Yapay zekanın kullanım alanları oldukça geniştir. Örneğin, görüntü tanıma alanında yapay zekâ sistemleri, nesneleri tanıma ve sınıflandırma yetenekleriyle öne çıkar. Doğal dil işleme alanında ise, metinleri anlama, dil çevirisi, metin tabanlı soruları cevaplama gibi görevleri yerine getirebilirler. Bunun günümüzdeki en yaygın ve bilinen kullanımı ChatGPT adlı uygulamadır. ChatGPT şu ana kadar dünyada en hızlı yayılan ve kullanılan uygulama olarak tarihe geçmiştir. Ayrıca, otomasyon, robotik, oyun stratejileri, finansal analiz, sağlık teşhisi gibi birçok sektörde yapay zekâ teknolojileri kullanılmaktadır.
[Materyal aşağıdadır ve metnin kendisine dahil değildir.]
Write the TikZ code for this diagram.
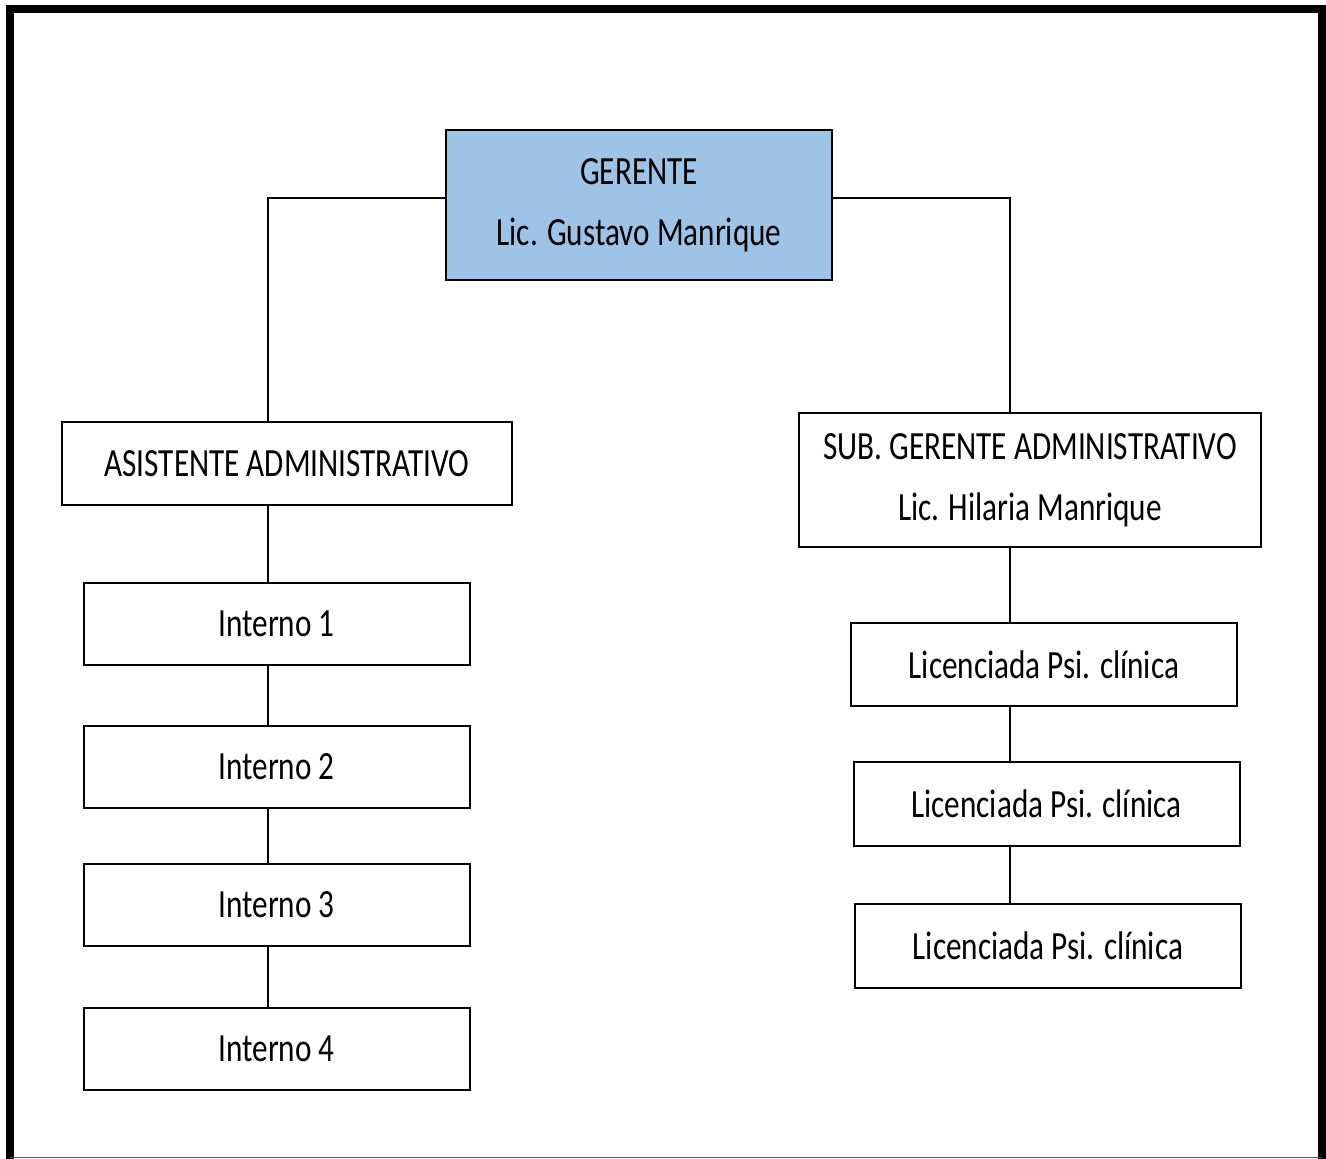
\documentclass[tikz,border=0pt]{standalone}
\usepackage{fontspec}
\setmainfont[FakeStretch=0.78]{Carlito}
\usepackage{tikz}
\usetikzlibrary{positioning,calc}
\definecolor{azul}{RGB}{157,195,230}
\tikzset{
 b/.style
  = {rectangle, draw, line width=2pt, inner sep=0pt, text centered,
     font=\fontsize{40}{61}\selectfont, align=center},
 bb/.style
  = {b, fill=azul},
 l/.style
  = {draw, line width=2pt},
 marco/.style
  = {draw, line width=8pt},
}
\begin{document}
\begin{tikzpicture}[x=1pt, y=-1pt]
    \useasboundingbox (0,0) rectangle (1326,1159);
    % marco exterior
    \draw [marco] (10,1159) -- (10,9) -- (1322,9) -- (1322,1159);
    \draw [gray!70!black, line width=1pt] (10,1157) -- (1322,1157);

    \node [bb, minimum width=386, minimum height=150] (gerente) at (639,205) {GERENTE\\ Lic. Gustavo Manrique};
    \node [b, minimum width=450, minimum height=83] (asistente) at (287,463.5) {ASISTENTE ADMINISTRATIVO};
    \node [b, minimum width=462, minimum height=134] (subgerente) at (1030,480) {SUB. GERENTE ADMINISTRATIVO\\ Lic. Hilaria Manrique};

    \node [b, minimum width=386, minimum height=82] (interno1) at (276.5,624) {Interno 1};
    \node [b, minimum width=386, minimum height=82] (interno2) at (276.5,766.5) {Interno 2};
    \node [b, minimum width=386, minimum height=82] (interno3) at (276.5,904.5) {Interno 3};
    \node [b, minimum width=386, minimum height=82] (interno4) at (276.5,1049) {Interno 4};

    \node [b, minimum width=386, minimum height=83] (lic1) at (1044,664.5) {Licenciada Psi. clínica};
    \node [b, minimum width=386, minimum height=84] (lic2) at (1046.5,804) {Licenciada Psi. clínica};
    \node [b, minimum width=386, minimum height=84] (lic3) at (1048,946) {Licenciada Psi. clínica};

    \coordinate (eje1) at (268,0);
    \coordinate (eje2) at (1010,0);

    \path [l] ([yshift=7pt]gerente.west) -| (asistente.north -| eje1);
    \path [l] ([yshift=7pt]gerente.east) -| (subgerente.north -| eje2);
    \path [l] (asistente.south -| eje1) -- (interno1.north -| eje1);
    \foreach \i/\j in {1/2,2/3,3/4}
      \path [l] (interno\i.south -| eje1) -- (interno\j.north -| eje1);
    \path [l] (subgerente.south -| eje2) -- (lic1.north -| eje2);
    \foreach \i/\j in {1/2,2/3}
      \path [l] (lic\i.south -| eje2) -- (lic\j.north -| eje2);
\end{tikzpicture}
\end{document}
Yapay zeka, birçok alanda önemli gelişmeler kaydetmektedir. Özellikle derin öğrenme ve makine öğrenme tekniklerinin ilerlemesiyle, daha karmaşık görevlerde daha yüksek başarı oranları elde edilebilmektedir. Yapay zeka alanının bir alt kırılımı olan makine öğrenimi, sistemlerin açıkça programlanmadan verilerden öğrenmesine olanak tanıyan bir yapay zeka türüdür. Bu, sisteme büyük miktarda veri beslenerek ve verilerdeki kalıpları ve ilişkileri tanımlaması ve öğrenmesi bir çok algoritma kullanılarak. Sistem bu kalıpları öğrendiğinde, bunları tahminlerde bulunmak veya kararlar almak için kullanabilir. Öğrenme işlemi ne kadar başarılı ise yapay zeka sisteminin aldığı kararlar da o kadar doğru ve güvenilir olur. Öğrenme sürecindeki olası yanlışlıklar ve yetersizlikler yapay zekanın da yanlış veya en azından yanlı kararlar vermesine sebep olabilir.

Yapay zekâ sağlık, finans, otomotiv, üretim, e-ticaret gibi birçok sektörde kullanılmaktadır. Örneğin, sağlık sektöründe yapay zekâ, teşhis ve tedavi planlamasında yardımcı olabilecek sistemler geliştirmek için kullanılmaktadır. MRI üstünden akciğer kanseri tanımında ise insanlardan daha büyük başarı elde etmektedir. Finans sektöründe, risk değerlendirmesi ve yatırım stratejileri gibi konularda yapay zekâ kullanılarak daha doğru ve verimli sonuçlar elde edilebilir. Dünyaca ünlü Beatles grubunun son bestesi yapay zekâ yardımı ile tamamlanmıştır. Bilindiği gibi grubun 2 üyesi John Lennon ve George Harrison vefat etmişlerdi. 

Ancak yapay zekanın gelişimiyle birlikte bazı zorluklar ve etik sorunlar da ortaya çıkmaktadır. Örneğin, otomasyonun iş gücü üzerindeki etkisi, veri mahremiyeti, şeffaflık, tarafsızlık, güvenlik ve ahlaki sorunlar gibi konular önem taşımaktadır. Bu nedenle, yapay zeka alanında etik ve sosyal sorumluluk ilkeleri de göz önünde bulundurulmalıdır. Özellikle etik, güvenlik ve mahremiyet gibi konular önemlidir. Bu alanlarda da ülkelerin  ve kuruluşların en önemli gündemlerinde yer almaktadır. Avrupa Birliği bir Yapay Zeka Kanunu üstünde çalışmaktadır, yakında üye ülkelerle de tartışılmaya başlanacak ve 2024 yılından önce yürürlüğe girmesi bekleniyor. Batı dünyası ülkelerinden İtalya’da ChatGPT yasaklandı. Birleşik Arab Emirlikleri’nde ise şimdiden bir yapay zeka bakanlığı kurulduğunu tekrar hatırlatalım.

Sonuç olarak, yapay zekâ hala gelişmekte olan bir alan olup, birçok potansiyeli barındırmaktadır. Yapay zekâ nükleer güç gibidir, faydalı işler için de kullanılabilir, kontrolsüz bırakılırsa zararlı işler de yapabilir. Araştırmalar ve teknolojik ilerlemeler devam ettiği sürece, yapay zekâ alanında daha da büyük ilerlemeler beklenmelidir. Yapay zekadaki gelişmelerin önüne geçmeye çalışmak yerine yapay zekanın ne olduğunu tam olarak anlamak ve bilinçli bir şekilde yapay zekaya hâkim olmak, yapay zekayı insanlığa faydalı olacak şekilde kullanabilmek daha doğru bir yaklaşım olur.